On ne saurait mieux dire : vouloir organiser une société de
progrès et de croissance est un mythe occidental qui s'effondre et
c'est pourquoi aucun compromis n'est possible avec ce monde-là. Le
jeune président n'est pas, à cet égard, suivi par la majorité de
la jeunesse française.
3
– Nicolas Hulot conserve la sympathie de beaucoup de Français mais
que peut-il faire de décisif ?
Hervé
Kempt, encore, écrit « Le
paradoxe est que la marge de manœuvre du nouveau ministre ne
dépendra pas tant de sa force de conviction que du poids qu’aura à
l’Assemblée nationale le groupe de députés de… La France
insoumise, dont le programme est bien plus en accord avec les idées
de Nicolas Hulot que ceux d’En Marche, de Les Républicains, ou du
Modem ». Il
souhaite même « Bonne Chance » au Ministre d'État. Je
n'ai pas cette grandeur d'âme. J'éprouve un sentiment d'abandon
mais aussi de peur : abandon de tous ceux qui ont pensé que
l'engagement de Nicolas Hulot était sans compromission possible,
mais aussi peur de le voir contribuer, fut-ce à son corps défendant,
à un affaiblissement supplémentaire de l'écologie politique en
France.
On
attend le premier clash, voire le départ de Nicolas Hulot qui manque
d'appuis dans ce gouvernement, mais ce n'est pas tout : il est
contradictoire qu'on soutienne Nicolas Hulot et qu'on combatte le
gouvernement dont il fait partie. On trouve, dans la presse,
l'expression de soutiens ambigus : « pourvu qu'il
réussisse », suivi de « comment pourrait-il réussir ? ».
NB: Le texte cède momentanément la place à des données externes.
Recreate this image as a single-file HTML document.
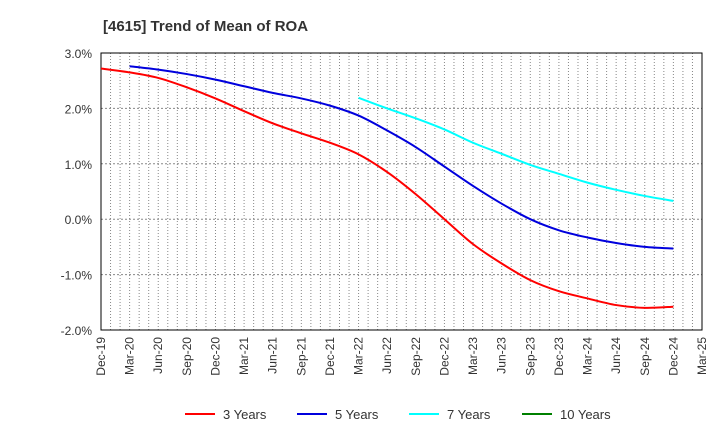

Soyons réalistes et restons à notre place. Nicolas Hulot est
dans une contradiction dont il ne pourra sortir qu'en s'éloignant
d'un pouvoir qui le tient en otage.
4
- Il nous faut enfin commencer à dresser la liste des désaccords
irréductibles avec la politique habile et subtile du Président
Macron, mais, à l'évidence et en définitive, on le verra vite :
désastreuse.
Nous
avons déjà stigmatisé, quelques erreurs de direction, mais l'on ne
peut s'en tenir là !
•
La Ve République reste telle quelle et donc avec :
- Sa présidentialisation du régime,
- Le maintien d'un mode de scrutin inique,
- Le changement de la constitution du 4 octobre 1958. Elle comprend 153 articles et a déjà été révisée depuis le 23 juillet 2008 par l'adjonction, sans toujours qu'on en respecte l'esprit :- des 17 articles de la Déclaration des droits de l'homme et du citoyen du 26 août 1789,- des 18 alinéas du Préambule de la Constitution du 27 octobre 1946,- ainsi que des 10 articles de la Charte de l'environnement de 2004. (Voir le Dalloz de 2016).
Mais
nous avons d'autres raisons de dire non à une politique demeurée
« hollandaise », notamment :
•
La France reste un État nucléaire, civil et militaire, unique en
Europe.
•
La France reste l'un des
cinq plus gros exportateurs mondiaux d’armes classiques.
•
La France retarde, de fait, le développement, en son sein, des
énergies renouvelables.
•
La France se refuse à mieux accueillir un nombre suffisant de
réfugiés entrant en Europe.
•
La France pérennise l'état d'urgence sans rechercher les vraies
causes du terrorisme.
•
La France n'est pas en mesure de modifier sa politique carcérale
inefficace et indigne.
•
La France livre des des avions militaires sophistiqués à des États
dictatoriaux.
•
La France, gendarme en Afrique, y mène, dans cinq États, des
guerres qui la font haïr.
•
Etc …
La
liste peut s'allonger. Nous devrons le faire et la compléter.
Notamment pour souligner la part de notre pays dans l'aggravation des
inégalités. Mais nous voulons, sans plus tarder, attirer
l'attention, sur ce qui, entre autres, nous désolidarise de la
France quant elle sombre dans ces politiques auxquelles de nombreux
pays d'Europe ont su échapper. La France que nous aimons doit cesser
de se penser, avec l'Allemagne, dominatrice dans une Union Européenne
à repenser et si nous ne voulons pas qu'elle sombre.